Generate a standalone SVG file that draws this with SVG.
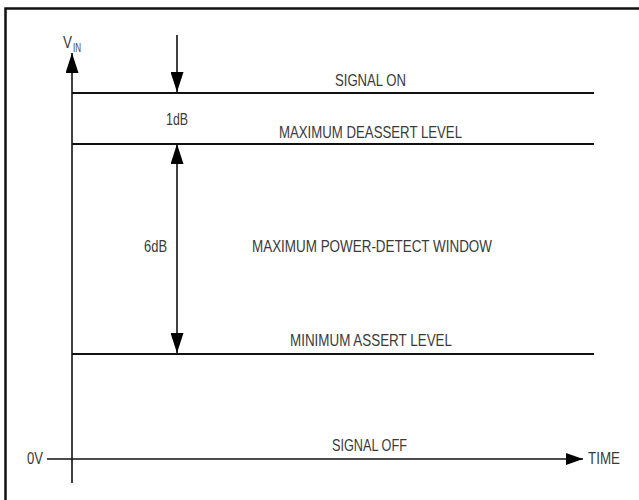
<svg xmlns="http://www.w3.org/2000/svg" width="639" height="500" viewBox="0 0 639 500">
<style>
.t{font-family:"Liberation Sans",Arial,sans-serif;font-size:16.5px;fill:#3a3a3a;}
.sub{font-size:12px;}
.ln{stroke:#111;stroke-width:2;fill:none;}
.ax{stroke:#111;stroke-width:1.6;fill:none;}
</style>
<defs>
<marker id="ah" markerUnits="userSpaceOnUse" markerWidth="20" markerHeight="13" refX="20" refY="6.5" orient="auto-start-reverse">
<path d="M0,0 L20,6.5 L0,13 z" fill="#000"/>
</marker>
<marker id="ahs" markerUnits="userSpaceOnUse" markerWidth="17" markerHeight="12" refX="17" refY="6" orient="auto">
<path d="M0,0 L17,6 L0,12 z" fill="#000"/>
</marker>
</defs>
<rect width="639" height="500" fill="#fff"/>
<g id="frame"><path d="M5.5,500 V8.5 H640" stroke="#111" stroke-width="2.5" fill="none"/></g>
<g id="connectors">
<line class="ax" x1="72" y1="483" x2="72" y2="53" marker-end="url(#ah)"/>
<line class="ax" x1="47" y1="459" x2="583" y2="459" marker-end="url(#ahs)"/>
<line class="ln" x1="72" y1="93" x2="594" y2="93"/>
<line class="ln" x1="72" y1="144" x2="594" y2="144"/>
<line class="ln" x1="72" y1="354" x2="594" y2="354"/>
<line class="ax" x1="177" y1="35" x2="177" y2="92" marker-end="url(#ah)"/>
<line class="ax" x1="177" y1="144" x2="177" y2="353" marker-start="url(#ah)" marker-end="url(#ah)"/>
</g>
<g id="vin"><text class="t" x="63" y="48" textLength="9" lengthAdjust="spacingAndGlyphs">V</text><text class="t sub" x="73" y="52" textLength="8" lengthAdjust="spacingAndGlyphs">IN</text></g>
<g id="signal-on"><text class="t" x="335" y="86" textLength="71" lengthAdjust="spacingAndGlyphs">SIGNAL ON</text></g>
<g id="db1"><text class="t" x="166" y="125" textLength="22" lengthAdjust="spacingAndGlyphs">1dB</text></g>
<g id="max-deassert"><text class="t" x="279" y="138" textLength="183" lengthAdjust="spacingAndGlyphs">MAXIMUM DEASSERT LEVEL</text></g>
<g id="db6"><text class="t" x="144" y="252" textLength="23" lengthAdjust="spacingAndGlyphs">6dB</text></g>
<g id="window"><text class="t" x="252" y="252" textLength="240" lengthAdjust="spacingAndGlyphs">MAXIMUM POWER-DETECT WINDOW</text></g>
<g id="min-assert"><text class="t" x="290" y="346" textLength="162" lengthAdjust="spacingAndGlyphs">MINIMUM ASSERT LEVEL</text></g>
<g id="signal-off"><text class="t" x="332" y="451" textLength="75" lengthAdjust="spacingAndGlyphs">SIGNAL OFF</text></g>
<g id="zero"><text class="t" x="27" y="464" textLength="16" lengthAdjust="spacingAndGlyphs">0V</text></g>
<g id="time"><text class="t" x="588" y="464" textLength="32" lengthAdjust="spacingAndGlyphs">TIME</text></g>
</svg>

────────────────

Exercise prompt - Leave out the pictures and reproduce the rest of the listing exactly.

Output -
Generate a standalone SVG file that draws this with SVG.
<svg xmlns="http://www.w3.org/2000/svg" width="639" height="500" viewBox="0 0 639 500">
<style>
.t{font-family:"Liberation Sans",Arial,sans-serif;font-size:16.5px;fill:#3a3a3a;}
.sub{font-size:12px;}
.ln{stroke:#111;stroke-width:2;fill:none;}
.ax{stroke:#111;stroke-width:1.6;fill:none;}
</style>
<defs>
<marker id="ah" markerUnits="userSpaceOnUse" markerWidth="20" markerHeight="13" refX="20" refY="6.5" orient="auto-start-reverse">
<path d="M0,0 L20,6.5 L0,13 z" fill="#000"/>
</marker>
<marker id="ahs" markerUnits="userSpaceOnUse" markerWidth="17" markerHeight="12" refX="17" refY="6" orient="auto">
<path d="M0,0 L17,6 L0,12 z" fill="#000"/>
</marker>
</defs>
<rect width="639" height="500" fill="#fff"/>
<g id="frame"><path d="M5.5,500 V8.5 H640" stroke="#111" stroke-width="2.5" fill="none"/></g>
<g id="connectors">
<line class="ax" x1="72" y1="483" x2="72" y2="53" marker-end="url(#ah)"/>
<line class="ax" x1="47" y1="459" x2="583" y2="459" marker-end="url(#ahs)"/>
<line class="ln" x1="72" y1="93" x2="594" y2="93"/>
<line class="ln" x1="72" y1="144" x2="594" y2="144"/>
<line class="ln" x1="72" y1="354" x2="594" y2="354"/>
<line class="ax" x1="177" y1="35" x2="177" y2="92" marker-end="url(#ah)"/>
<line class="ax" x1="177" y1="144" x2="177" y2="353" marker-start="url(#ah)" marker-end="url(#ah)"/>
</g>
<g id="vin"><text class="t" x="63" y="48" textLength="9" lengthAdjust="spacingAndGlyphs">V</text><text class="t sub" x="73" y="52" textLength="8" lengthAdjust="spacingAndGlyphs">IN</text></g>
<g id="signal-on"><text class="t" x="335" y="86" textLength="71" lengthAdjust="spacingAndGlyphs">SIGNAL ON</text></g>
<g id="db1"><text class="t" x="166" y="125" textLength="22" lengthAdjust="spacingAndGlyphs">1dB</text></g>
<g id="max-deassert"><text class="t" x="279" y="138" textLength="183" lengthAdjust="spacingAndGlyphs">MAXIMUM DEASSERT LEVEL</text></g>
<g id="db6"><text class="t" x="144" y="252" textLength="23" lengthAdjust="spacingAndGlyphs">6dB</text></g>
<g id="window"><text class="t" x="252" y="252" textLength="240" lengthAdjust="spacingAndGlyphs">MAXIMUM POWER-DETECT WINDOW</text></g>
<g id="min-assert"><text class="t" x="290" y="346" textLength="162" lengthAdjust="spacingAndGlyphs">MINIMUM ASSERT LEVEL</text></g>
<g id="signal-off"><text class="t" x="332" y="451" textLength="75" lengthAdjust="spacingAndGlyphs">SIGNAL OFF</text></g>
<g id="zero"><text class="t" x="27" y="464" textLength="16" lengthAdjust="spacingAndGlyphs">0V</text></g>
<g id="time"><text class="t" x="588" y="464" textLength="32" lengthAdjust="spacingAndGlyphs">TIME</text></g>
</svg>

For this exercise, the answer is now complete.